Recensione di Angelo Pingerna
A volte buttarsi a scrivere di pancia su un nuovo cd puo’ essere pericoloso. Se il disco ti suona subito bene, dopo qualche mese si corre il rischio di tornare sui propri passi. Mi e’ successo anche con band più blasonate e conosciute.
L’album degli Apaches mi e’ piaciuto subito, a primo botto. L’ho ascoltato per tre giorni di seguito. Poi l’ho messo da parte per un mese. L’ho rimesso su dopo un bel po’, seduto sul divano con un bel bicchiere di vino e di nuovo ho finito di ascoltarlo con un bel ghigno. Come a confermare la mia impressione del primo periodo di ascolti.

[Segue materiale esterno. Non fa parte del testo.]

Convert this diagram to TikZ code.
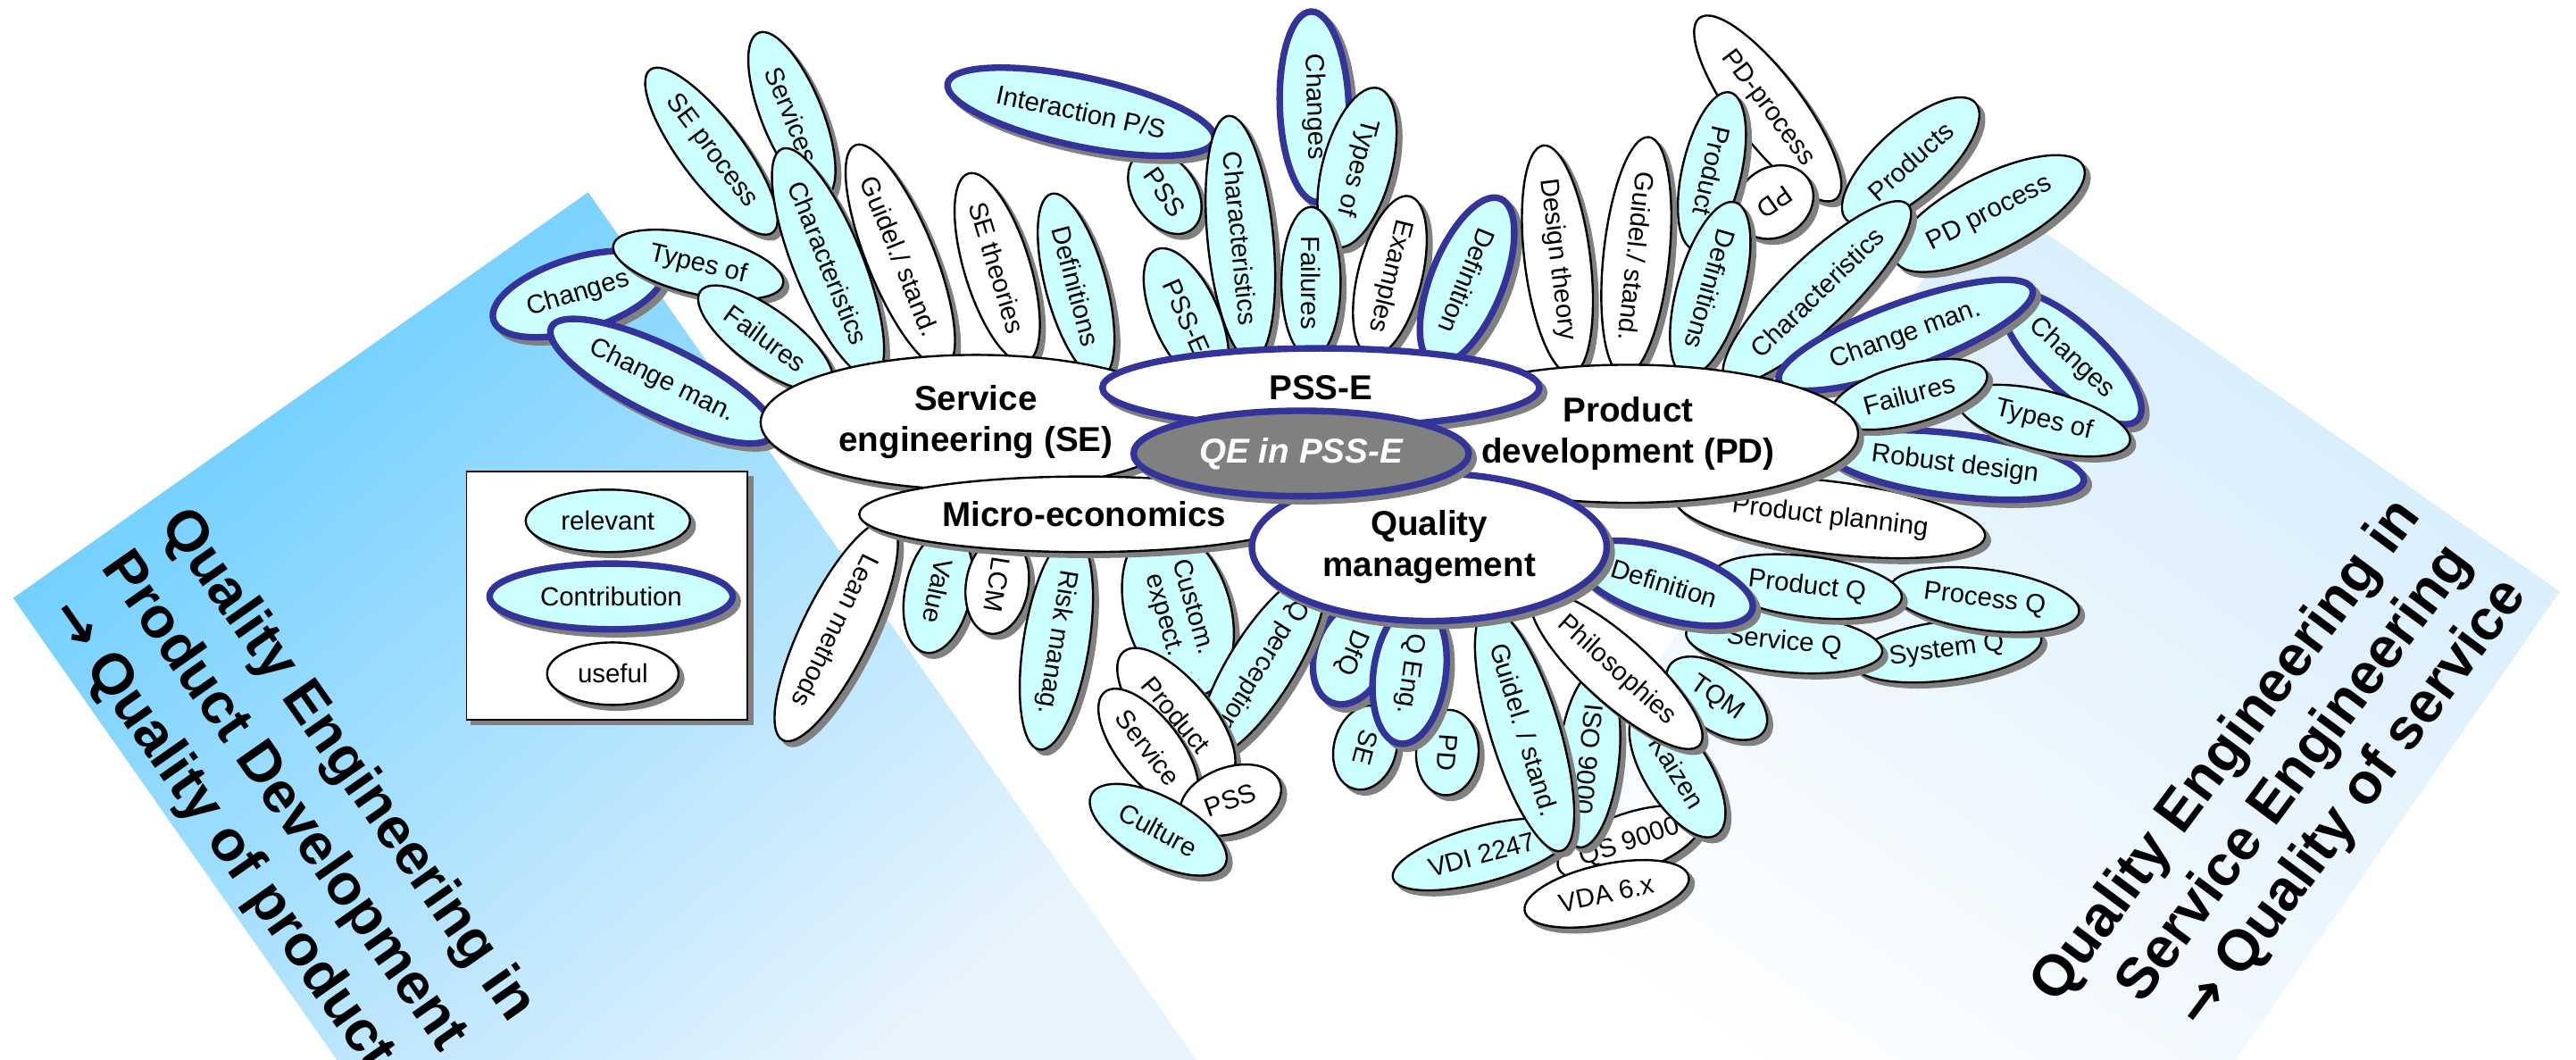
\documentclass[tikz,border=0pt]{standalone}
\usepackage{fontspec}
\setmainfont{Liberation Sans}
\newfontfamily\arrowfont{DejaVu Sans}
\usetikzlibrary{shapes.geometric}
\definecolor{relfill}{HTML}{CCFFFF}
\definecolor{navy}{HTML}{333399}
\definecolor{shadowgray}{HTML}{808080}
\definecolor{qegray}{HTML}{808080}
\definecolor{lpanelA}{HTML}{66CCFF}
\definecolor{lpanelB}{HTML}{E8F4FD}
\definecolor{rpanelA}{HTML}{D4ECFC}
\definecolor{rpanelB}{HTML}{FFFFFF}
\newcommand\lblfont{\fontsize{16}{18}\selectfont}
\newcommand\ttlfont{\bfseries\fontsize{21}{25}\selectfont}
\newcommand\bigfont{\bfseries\fontsize{35}{42}\selectfont}
\newcommand\petal[8]{\node[#1, rotate=#5, minimum width=#6pt, minimum height=#7pt] (#2) at (#3,-#4) {#8};}
\begin{document}
\begin{tikzpicture}[x=1pt,y=1pt,
  shad/.style={preaction={fill=shadowgray, draw=shadowgray, transform canvas={shift={(3pt,-3pt)}}}},
  base/.style={ellipse, inner sep=0pt, outer sep=0pt, font=\lblfont, align=center, shad},
  rel/.style={base, fill=relfill, draw=black, line width=1.3pt},
  con/.style={base, fill=relfill, draw=navy, line width=4pt},
  use/.style={base, fill=white, draw=black, line width=1.3pt},
  ttl/.style={base, font=\ttlfont, fill=white, draw=black, line width=1.3pt},
  ttlc/.style={ttl, draw=navy, line width=4pt},
  big/.style={font=\bigfont, inner sep=0pt},
]
\useasboundingbox (0,0) rectangle (1568,-645);
\fill[white] (0,0) rectangle (1568,-645);
% panels
\shade[top color=lpanelA, bottom color=lpanelB, shading angle=40]
  (358,-117) -- (8,-364) -- (205,-645) -- (728,-645) -- cycle;
\shade[top color=rpanelA, bottom color=rpanelB, shading angle=-35]
  (1208,-116) -- (1558,-360) -- (1361,-645) -- (841,-645) -- cycle;
% panel texts
\node[big, rotate=-55, anchor=base west] (lt1) at (97,-319) {Quality Engineering in};
\node[big, rotate=-55, anchor=base west] (lt2) at (61,-345) {Product Development};
\node[big, rotate=-55, anchor=base west] (lt3) at (29,-374) {{\arrowfont →} Quality of product};
\node[big, rotate=53.3, anchor=base west] (rt1) at (1252,-612) {Quality Engineering in};
\node[big, rotate=53.3, anchor=base west] (rt2) at (1304,-612) {Service Engineering};
\node[big, rotate=53.3, anchor=base west] (rt3) at (1341,-628) {{\arrowfont →} Quality of service};
% legend
\node[draw=black, line width=1pt, fill=white, shad, minimum width=171pt, minimum height=151pt, inner sep=0pt] (legend) at (369.5,-362.5) {};
\petal{rel}{lgr}{370}{317}{0}{100}{38}{relevant}
\petal{con}{lgc}{372}{363}{0}{148}{40}{Contribution}
\petal{use}{lgu}{373}{410}{0}{80}{38}{useful}
% SE cluster
\petal{rel}{sep}{433}{92}{-53}{124}{38}{SE process}
\petal{rel}{svc}{482}{70}{-68}{108}{37}{Services}
\petal{con}{chs}{352}{179}{17}{108}{44}{Changes}
\petal{rel}{tys}{425}{161}{-13}{106}{36}{Types of}
\petal{con}{cms}{403}{232}{-26}{150}{42}{Change man.}
\petal{rel}{fas}{466}{206}{-36}{98}{36}{Failures}
\petal{rel}{chrs}{504}{160}{-68}{146}{42}{Characteristics}
\petal{use}{gus}{548}{156}{-68}{142}{41}{Guidel./ stand.}
\petal{use}{set}{607}{163}{-73}{120}{40}{SE theories}
\petal{rel}{dfs}{655}{174}{-75}{116}{37}{Definitions}
% PSS cluster
\petal{rel}{pss1}{709}{117}{-55}{56}{38}{PSS}
\petal{con}{ips}{658}{68}{-12}{166}{42}{Interaction P/S}
\petal{rel}{pssepet}{722}{193}{-66}{90}{40}{PSS-E}
\petal{rel}{chp}{755}{145}{-84.5}{148}{40}{Characteristics}
\petal{con}{chp2}{800}{65}{-88}{116}{42}{Changes}
\petal{rel}{typ}{826}{102}{-105}{100}{42}{Types of}
\petal{rel}{fap}{798}{172}{-90}{92}{36}{Failures}
\petal{use}{exa}{846}{168}{-104}{100}{39}{Examples}
\petal{con}{dfp}{893}{171}{-112}{108}{44}{Definition}
% PD cluster
\petal{use}{pdp}{1076}{66}{-53}{138}{42}{PD-process}
\petal{use}{pds}{1080}{123}{-145}{50}{42}{PD}
\petal{rel}{prd}{1042}{104}{-103}{98}{36}{Product}
\petal{use}{dst}{948}{158}{-83}{140}{40}{Design theory}
\petal{use}{gup}{996}{156}{-96}{140}{40}{Guidel./ stand.}
\petal{rel}{dfd}{1041}{176}{-106}{110}{40}{Definitions}
\petal{rel}{pro}{1163}{98}{42}{106}{42}{Products}
\petal{rel}{pdpr}{1211}{130}{27}{128}{46}{PD process}
\petal{rel}{chd}{1106}{178}{44}{154}{42}{Characteristics}
\petal{con}{chg}{1261}{218}{-43}{110}{40}{Changes}
\petal{con}{cmd}{1160}{204}{20}{164}{40}{Change man.}
\petal{use}{ppl}{1114}{315}{-7}{190}{44}{Product planning}
\petal{con}{rob}{1190}{283}{-7}{158}{38}{Robust design}
\petal{rel}{tyd}{1244}{256}{-14}{108}{36}{Types of}
\petal{rel}{fad}{1162}{240}{15}{98}{36}{Failures}
% QM cluster
\petal{rel}{sysq}{1185}{396}{7.5}{116}{36}{System Q}
\petal{rel}{prcq}{1208}{365}{-7.4}{116}{37}{Process Q}
\petal{rel}{svq}{1086}{391}{-5.6}{120}{36}{Service Q}
\petal{rel}{prq}{1100}{357}{-7}{116}{37}{Product Q}
\petal{con}{dfq}{1013}{355}{-17}{112}{42}{Definition}
\petal{use}{qs}{992}{513}{19}{92}{36}{QS 9000}
\petal{use}{vda}{978}{544}{12}{102}{36}{VDA 6.x}
\petal{rel}{vdi}{902}{520}{15}{112}{34}{VDI 2247}
\petal{rel}{tqm}{1045}{425}{-35}{70}{38}{TQM}
\petal{rel}{kai}{1021}{470}{-58}{90}{40}{Kaizen}
\petal{rel}{iso}{967}{462}{-96}{108}{37}{ISO 9000}
\petal{rel}{guq}{928}{444}{-73}{150}{42}{Guidel. / stand.}
\petal{use}{phi}{984}{408}{-42}{136}{40}{Philosophies}
\petal{rel}{seq}{831}{455}{-105}{52}{38}{SE}
\petal{rel}{pdq}{881}{458}{-94}{52}{38}{PD}
\petal{con}{dfqq}{823}{397}{-112}{66}{44}{DfQ}
\petal{con}{qen}{858}{410}{-98}{86}{44}{Q Eng.}
% Micro-economics cluster
\petal{use}{lean}{509}{384}{-116}{148}{42}{Lean methods}
\petal{rel}{val}{571}{360}{-102}{76}{40}{Value}
\petal{use}{lcm}{607}{356}{-99}{60}{38}{LCM}
\petal{rel}{risk}{643}{391}{-99}{132}{40}{Risk manag.}
\petal{rel}{cus}{717}{372}{-74}{106}{64}{Custom.\\expect.}
\petal{rel}{qpe}{768}{405}{-122}{118}{40}{Q perception}
\petal{use}{prb}{716}{435}{-50}{100}{42}{Product}
\petal{use}{svb}{699}{455}{-52}{86}{38}{Service}
\petal{use}{psb}{749}{487}{20}{64}{40}{PSS}
\petal{rel}{cul}{705}{505}{-28}{92}{40}{Culture}
% central nodes
\node[ttl, minimum width=262pt, minimum height=82pt] (se) at (594,-257) {Service\\engineering (SE)};
\node[ttl, minimum width=280pt, minimum height=84pt] (pd) at (991,-264) {Product\\development (PD)};
\node[ttl, minimum width=274pt, minimum height=46pt] (me) at (660,-313) {Micro-economics};
\node[ttlc, minimum width=216pt, minimum height=90pt] (qm) at (870,-333) {Quality\\management};
\node[ttlc, minimum width=266pt, minimum height=48pt] (psse) at (804,-236) {PSS-E};
\node[ttlc, fill=qegray, text=white, font=\ttlfont\itshape, minimum width=204pt, minimum height=52pt] (qe) at (792,-276) {QE in PSS-E};
\end{tikzpicture}
\end{document}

Rimesso nuovamente a posto, oggi mi si è materializzato davanti come un richiamo. Inserito nel lettore e, ancora sorpreso, questo disco mi piace proprio e non poco. Il discorso è che gli Apaches di Ant Morrison sono una band a se.Non hanno paura di non avere hype, vanno avanti dritti per la loro strada.
Brani lunghi che spaziano fra rock, hard rock, progressive e qualche spruzzata di blues acido qui e là, creando un viaggio che ha vaghe intenzioni psichedeliche. I testi sono accompagnati da una registrazione abbastanza calda come se fosse registrata live. L’idea è quella di un album da viaggio in auto, da lasciare come sottofondo senza tanti pensieri, specialmente in questo caldo inverno soleggiato.
Lo vedo molto bene anche durante un bel viaggio introspettivo invernale, seduto davanti allo stereo, con un buon rosso o una bella grappa, magari un sigaro. Le migliori canzoni? Carovana Magica su tutte, 6 minuti di goduria pura, poi Esci dagli schemi, La vecchia signora, Schiavo del pensiero.